In each SSME, gaseous hydrogen from the low-pressure fuel turbopump is directed through two check valves to two orifices and a flow control valve for each engine. During the main engine thrusting period, the liquid hydrogen tank's pressure is maintained between 32 and 34 psia by the orifices and the action of the flow control valve from each SSME. The flow control valve is controlled by one of three liquid hydrogen pressure transducers. When tank pressure decreases below 32 psia, the valve opens; and when tank pressure increases to 33 psia, the valve closes. If the tank pressure is greater than 35 psia, the pressure is relieved through the liquid hydrogen tank's vent and relief valve. If the pressure falls below 32 psia, the LH 2 ullage press switch on panel R2 is positioned from auto to open , which will cause all three flow control valves to go to full open and remain in the full-open position.

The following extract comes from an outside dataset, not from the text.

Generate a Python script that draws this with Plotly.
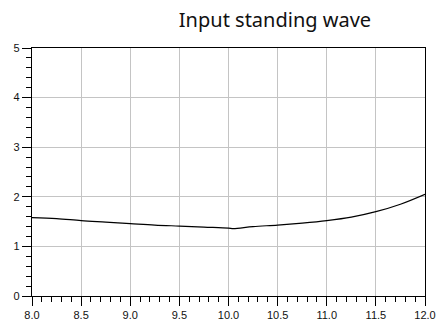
import plotly.graph_objects as go

freq = [8.0, 8.25, 8.5, 8.75, 9.0, 9.25, 9.5, 9.75, 10.0, 10.05, 10.25, 10.5, 10.75, 11.0, 11.25, 11.5, 11.75, 12.0]
vswr = [1.58, 1.56, 1.52, 1.49, 1.46, 1.43, 1.41, 1.39, 1.37, 1.36, 1.40, 1.43, 1.47, 1.52, 1.59, 1.70, 1.85, 2.05]
title_text = "Input standing wave"

fig = go.Figure()
fig.add_trace(go.Scatter(x=freq, y=vswr, mode="lines", line_shape="spline",
                         line=dict(color="black", width=1.2), showlegend=False))

axis_common = dict(showline=True, linecolor="black", linewidth=1.2, mirror=True,
                   ticks="outside", ticklen=9, tickcolor="black", tickwidth=1,
                   showgrid=True, gridcolor="#c4c4c4", gridwidth=1, automargin=False,
                   zeroline=False, tickfont=dict(family="Liberation Sans, Arial", size=11, color="#111"))

fig.update_xaxes(range=[8, 12], dtick=0.5, tick0=8, tickformat=".1f",
                 minor=dict(dtick=0.1, ticklen=5, ticks="outside", tickcolor="black", showgrid=False),
                 **axis_common)
fig.update_yaxes(range=[0, 5], dtick=1, tick0=0,
                 minor=dict(dtick=0.2, ticklen=5, ticks="outside", tickcolor="black", showgrid=False),
                 **axis_common)

fig.update_layout(
    width=438, height=323,
    margin=dict(l=32, r=13, t=48, b=27),
    plot_bgcolor="white", paper_bgcolor="white",
    title=dict(text=title_text, x=275/438, xanchor="center", y=1-20/323, yanchor="middle",
               font=dict(family="Noto Sans", size=20, color="#111")),
)
fig.write_html("out.html", config={"displayModeBar": False},
               post_script="document.body.style.margin='0';document.body.style.overflow='hidden';")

The single gaseous hydrogen manifold repressurization line connects to the hydrogen line vent valve, which is controlled by the H 2 press line vent switch on panel R4. This valve is normally closed, and the switch is positioned to open when vacuum inerting the gaseous hydrogen pressurization lines after MECO and the liquid hydrogen dump. The gnd position allows the launch processing system to control the valve during ground operations.